The Liberals will fight back, Mr. Herle said, characterizing the NDP as incompetent on economic matters and hostile toward business.

The first two weeks of the writ, in particular, will be a fight to determine the ballot question, and he warned organizers to brace for opposition attacks over the government's past scandals. In some cases, he said, the Liberals will simply have to concede they have made mistakes while in office and try to change the focus of the campaign.

The Grits' best play, Mr. Herle said, is to frame the debate around the issue of leadership, where they believe Ms. Wynne has an edge. They will sell her as authentic and likeable, and someone with big ideas – the new Ontario pension system and a major infrastructure-building plan, for instance. The ultimate goal, he said, is to set up a ballot question that paints Ms. Wynne as a job creator with an ambitious agenda against Mr. Hudak as a radical who will cut health care and education.

Mr. Herle declined to be interviewed, writing in an e-mail: "I don't believe in talking publicly about strategy, but I am looking forward to being part of a campaign that will highlight the strong, principled leadership of Kathleen Wynne and her plans for building a stronger future for Ontario."

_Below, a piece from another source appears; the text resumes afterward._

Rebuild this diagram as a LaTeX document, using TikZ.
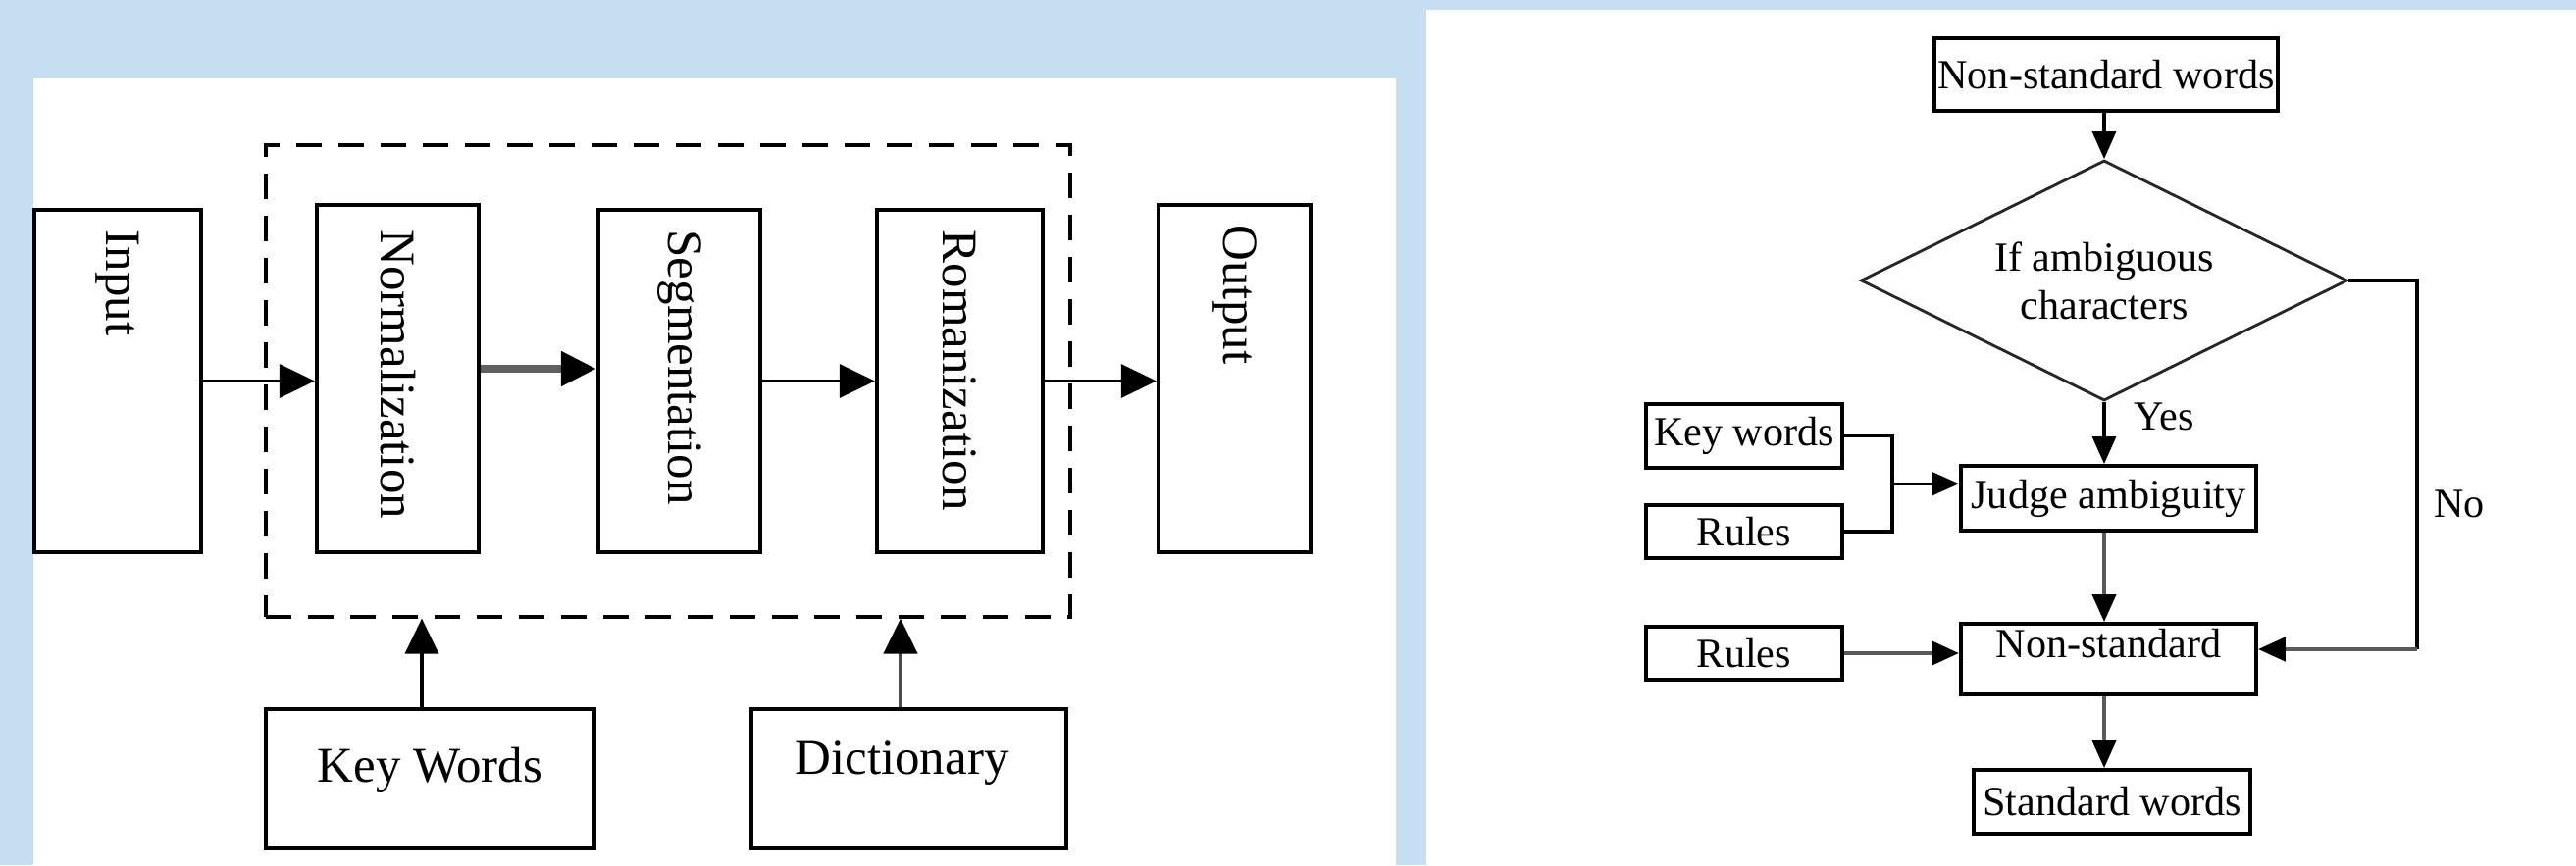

Campaign director Patricia Sorbara, who co-hosted the session with Mr. Herle, did not respond to a request for comment.

The NDP appears ready for the fight. Two insiders said the party believes it can replicate the pattern of its by-election victories over the past year on a broader scale. In those races, Grit support slid in the first two weeks and the NDP and Tories fought it out to the finish. In a general election campaign, said one source, the NDP believes much of the Liberals' support will melt away early.

Much of the Tories' plan, one insider said, involves motivating supporters to get to the polls. In the last election, many simply stayed home. The PCs are planning a mighty ground war with sophisticated computer software to target voters and key demographics.

The Liberals will fight them on that front with such new tools as "poll-by-poll ID reports," Ms. Sorbara told the briefing. The ID reports are a database that ranks polls within each riding based on the number of previously identified Liberal supporters in them. When canvassing, local organizers must target each poll until they have identified as many supporters in it as the database shows. This will also allow campaign officials to centrally track the progress of individual organizers on the ground.

Also on the organizational side, Mr. Herle said the Grits are beating their fundraising targets every month. Ms. Sorbara, meanwhile, said much of the campaign infrastructure is already in place, and two organizers are already drawing up detailed plans for the first 10 days of the campaign. The party is still more than 40 candidates away from having a full slate nominated, she said.

And whether the election happens after this spring's budget or the government survives another year, Ms. Sorbara had a blunt message for party faithful. "Brace yourself," she said. "It's coming."